Moreover, speaking to and even encouraging local identity might be a way to draw people to pay for or donate to news. As new research notes, “community attachment” plays a vital role in what motivates someone to pay for local news.  Perhaps that’s why Block Club Chicago, which emphasizes neighborhoods in its coverage, “smashed” its end-of-year subscription goals when it gave new subscribers a free neighborhood print. Or why The Green Line, which weaves local community markers into membership tiers, has grown. Or why The Keene Sentinel increased retention when it paired subscriptions with coffee from a local business.

The embrace of local identity leads to other business results, too:

  • Vermont Public collaborated with a local brewery for a new brew based on its Brave Little State podcast, resulting in new sponsorship dollars and members to the station
  • The Sacramento Bee published a regional cookbook that deepened relationships with local restaurants and chefs and nets new revenue
  • WCPO published a children’s book about a beloved Cincinnati Zoo hippo (Fiona), which received sponsorship and then brought donations to the Zoo
  • Student publications The Daily Tar Heel at the University of North Carolina and The Chronicle at Duke leaned upon a longtime basketball rivalry to collaborate and raise $55,000 and secure new donors
  • Publications like Canopy Atlanta and the aforementioned Block Club Chicago are finding a market opportunity with a neighborhood-by-neighborhood model
  • The Salt Lake Tribune’s Mormonland, focused on a topic very relevant to the local community, grew national readership and Patreon donations from across the country

Embracing local history can take this further. We know that on its own, as a Bloomberg headline put it, “the business of history is booming.” Communities are growing around podcasts and creators of many kinds. And the data on book sales in the U.S. might feel relevant: “For the first time in an election year, history as a category outsold politics (by two to one).”

Here, local news has a great opportunity. As stewards of the “first draft of history” in their community — and sometimes sitting on archives of historical significance as a result — news organizations and history can be a natural fit. You see the revenue potential, too, when:

What better time than now is there to experiment with local identity and history? As 2025 begins, the conditions are there.

Of course, this is not without challenges. Engaging the past is not a walk in the park, especially when parts of that history may be challenging or dark. As an expert in the science of nostalgia, Andrew Abeyta explained to journalists after an API Local News Summit small group last year: What is nostalgic for one community group can be traumatic and harmful to another. When considering how you might embrace your community history, you must go beyond the best practices of community engagement and learn about regenerative and restorative engagement.

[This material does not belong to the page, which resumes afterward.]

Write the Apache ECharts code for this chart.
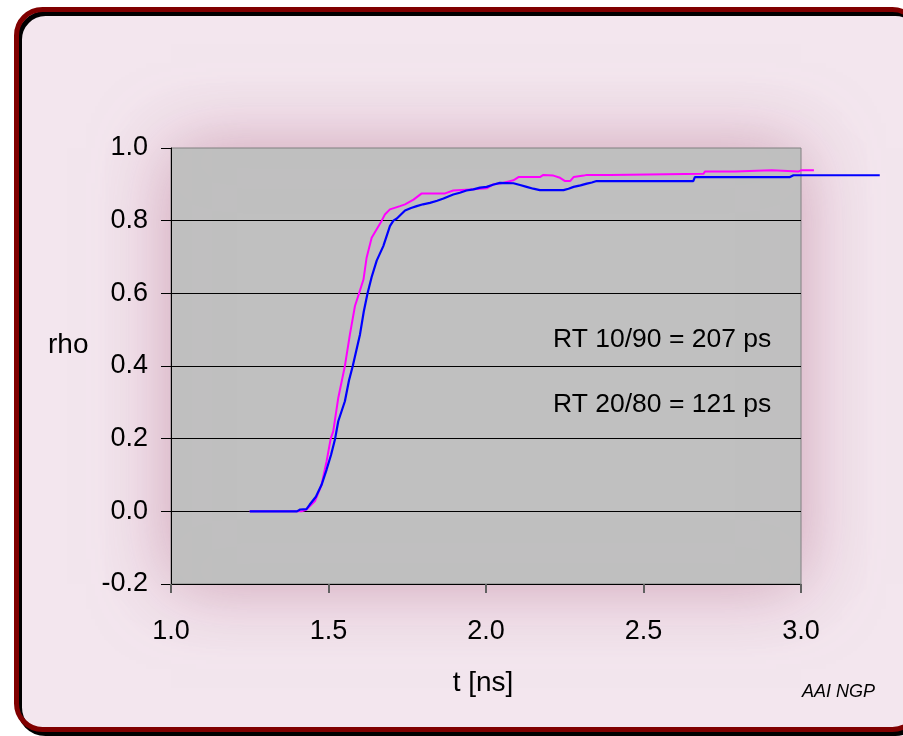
<!DOCTYPE html>
<html>
<head>
<meta charset="utf-8">
<script src="https://cdn.jsdelivr.net/npm/echarts@6/dist/echarts.min.js"></script>
<style>
html,body{margin:0;padding:0;background:#ffffff;overflow:hidden;}
#c{width:903px;height:736px;}
</style>
</head>
<body>
<div id="c"></div>
<script>
// ---- data ----
var xTicks = [1.0, 1.5, 2.0, 2.5, 3.0];
var yTicks = [-0.2, 0.0, 0.2, 0.4, 0.6, 0.8, 1.0];

var blueT = [1.25, 1.40, 1.41, 1.43, 1.44, 1.46, 1.478, 1.494, 1.508, 1.521, 1.531, 1.552, 1.565, 1.577, 1.60, 1.612, 1.624, 1.637, 1.653, 1.674, 1.695, 1.706, 1.717, 1.743, 1.762, 1.780, 1.800, 1.822, 1.845, 1.865, 1.896, 1.917, 1.938, 1.960, 1.981, 2.002, 2.022, 2.044, 2.087, 2.108, 2.129, 2.150, 2.171, 2.246, 2.262, 2.278, 2.300, 2.320, 2.336, 2.351, 2.658, 2.663, 2.965, 2.976, 3.25];
var blueR = [0.000, 0.000, 0.005, 0.006, 0.018, 0.040, 0.073, 0.115, 0.155, 0.200, 0.248, 0.303, 0.360, 0.400, 0.487, 0.550, 0.600, 0.645, 0.690, 0.730, 0.785, 0.800, 0.806, 0.828, 0.835, 0.840, 0.845, 0.849, 0.855, 0.861, 0.872, 0.877, 0.883, 0.886, 0.891, 0.893, 0.899, 0.904, 0.903, 0.898, 0.893, 0.888, 0.884, 0.884, 0.888, 0.893, 0.897, 0.902, 0.905, 0.909, 0.909, 0.920, 0.920, 0.925, 0.925];

var pinkT = [1.25, 1.415, 1.430, 1.457, 1.478, 1.494, 1.507, 1.515, 1.531, 1.552, 1.568, 1.584, 1.597, 1.611, 1.621, 1.637, 1.669, 1.679, 1.695, 1.727, 1.743, 1.770, 1.796, 1.870, 1.896, 1.950, 2.002, 2.023, 2.044, 2.087, 2.103, 2.171, 2.182, 2.214, 2.235, 2.251, 2.267, 2.278, 2.310, 2.320, 2.394, 2.399, 2.690, 2.695, 2.790, 2.796, 2.907, 2.912, 2.991, 3.002, 3.041];
var pinkR = [0.000, 0.000, 0.005, 0.028, 0.073, 0.138, 0.200, 0.220, 0.312, 0.400, 0.487, 0.565, 0.600, 0.638, 0.698, 0.753, 0.800, 0.817, 0.831, 0.840, 0.845, 0.858, 0.875, 0.875, 0.883, 0.886, 0.889, 0.900, 0.902, 0.911, 0.920, 0.920, 0.926, 0.924, 0.918, 0.909, 0.909, 0.920, 0.924, 0.926, 0.926, 0.929, 0.929, 0.935, 0.935, 0.939, 0.939, 0.935, 0.935, 0.939, 0.939];

var yLabel = 'rho';
var xLabel = 't [ns]';
var notes = ['RT 10/90 = 207 ps', 'RT 20/80 = 121 ps'];
var credit = 'AAI NGP';

function pairs(t, r) { return t.map(function (v, i) { return [v, r[i]]; }); }

var FONT = '"Liberation Sans", Arial, sans-serif';
var chart = echarts.init(document.getElementById('c'), null, { renderer: 'canvas', width: 903, height: 736 });

// plot box: x 1.0..3.0 -> 171..801 px ; an overflow box continues the same scale to 3.25
var plotLeft = 171, plotRight = 801, plotTop = 148, plotBottom = 584;
var pxPerNs = (plotRight - plotLeft) / 2.0;
var xOverflowMax = 3.25;
var overflowRightPx = plotLeft + (xOverflowMax - 1.0) * pxPerNs;

chart.setOption({
  animation: false,
  backgroundColor: '#ffffff',
  graphic: [
    {
      type: 'rect', z: -10, silent: true,
      shape: { x: 16.5, y: 9.5, width: 902, height: 720, r: 26 },
      style: { fill: '#f3e6ee', stroke: '#800000', lineWidth: 5,
               shadowColor: '#000000', shadowOffsetX: 3, shadowOffsetY: 4, shadowBlur: 0 }
    },
    { type: 'text', x: 48, y: 345, style: { text: yLabel, font: '28px ' + FONT, fill: '#000', verticalAlign: 'middle' } },
    { type: 'text', x: 483, y: 683, style: { text: xLabel, font: '28px ' + FONT, fill: '#000', align: 'center', verticalAlign: 'middle' } },
    { type: 'text', x: 553, y: 340, z: 10, style: { text: notes[0], font: '26.5px ' + FONT, fill: '#000', verticalAlign: 'middle' } },
    { type: 'text', x: 553, y: 405, z: 10, style: { text: notes[1], font: '26.5px ' + FONT, fill: '#000', verticalAlign: 'middle' } },
    { type: 'text', x: 802, y: 692, style: { text: credit, font: 'italic 18px ' + FONT, fill: '#000', verticalAlign: 'middle' } }
  ],
  grid: [
    {
      show: true, left: plotLeft, top: plotTop, right: 903 - plotRight, bottom: 736 - plotBottom,
      backgroundColor: '#c0c0c0', borderColor: '#808080', borderWidth: 1,
      shadowColor: 'rgba(185,115,145,0.6)', shadowBlur: 70
    },
    {
      show: false, left: plotLeft, top: plotTop, right: 903 - overflowRightPx, bottom: 736 - plotBottom
    }
  ],
  xAxis: [
    {
      type: 'value', gridIndex: 0, min: 1.0, max: 3.0, interval: 0.5, position: 'bottom',
      axisLine: { show: false }, axisTick: { show: false }, splitLine: { show: false },
      axisLabel: { margin: 34, fontSize: 27, fontFamily: FONT, color: '#000',
        formatter: function (v) { return v.toFixed(1); } }
    },
    {
      type: 'value', gridIndex: 0, min: 1.0, max: 3.0, interval: 0.5, position: 'bottom',
      axisLine: { show: true, onZero: true, lineStyle: { color: '#000', width: 1 } },
      axisTick: { show: true, inside: false, length: 9, lineStyle: { color: '#606060', width: 2 } },
      axisLabel: { show: false }, splitLine: { show: false }
    },
    {
      type: 'value', gridIndex: 1, min: 1.0, max: xOverflowMax, show: false
    }
  ],
  yAxis: [
    {
      type: 'value', gridIndex: 0, min: -0.2, max: 1.0, interval: 0.2,
      axisLine: { show: true, onZero: false, lineStyle: { color: '#000', width: 1 } },
      axisTick: { show: true, inside: false, length: 10, lineStyle: { color: '#000' } },
      axisLabel: { margin: 23, fontSize: 27, fontFamily: FONT, color: '#000',
        formatter: function (v) { return v.toFixed(1); } },
      splitLine: { show: true, showMinLine: false, showMaxLine: false, lineStyle: { color: '#000', width: 1 } }
    },
    {
      type: 'value', gridIndex: 1, min: -0.2, max: 1.0, show: false
    }
  ],
  series: [
    { type: 'line', name: 'pink', xAxisIndex: 2, yAxisIndex: 1, data: pairs(pinkT, pinkR), showSymbol: false, clip: false,
      lineStyle: { color: '#ff00ff', width: 2 }, z: 3 },
    { type: 'line', name: 'blue', xAxisIndex: 2, yAxisIndex: 1, data: pairs(blueT, blueR), showSymbol: false, clip: false,
      lineStyle: { color: '#0000ff', width: 2.2 }, z: 4 }
  ]
});
</script>
</body>
</html>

Building local identity in an inclusive way needs care, too. Both news leaders in charge of these projects and those responsible for the business would benefit from a range of skills — mediation and reconciliation, facilitation, and an understanding of social psychology, sociology and other relevant fields, in addition to learning from peers’ failures. 

Think, though, of the payoff. Local media outlets looking for stability can benefit from initiatives that help them attract and retain paying audiences or donors. These efforts may also reveal new opportunities for securing sponsorships, grants and advertising from institutions and businesses that don’t want to align their brand or mission to the perception of news as predominantly negative. For our civic health, it might bind communities together and enable them to imagine better futures — and all as we approach the nation’s 250th anniversary in 2026.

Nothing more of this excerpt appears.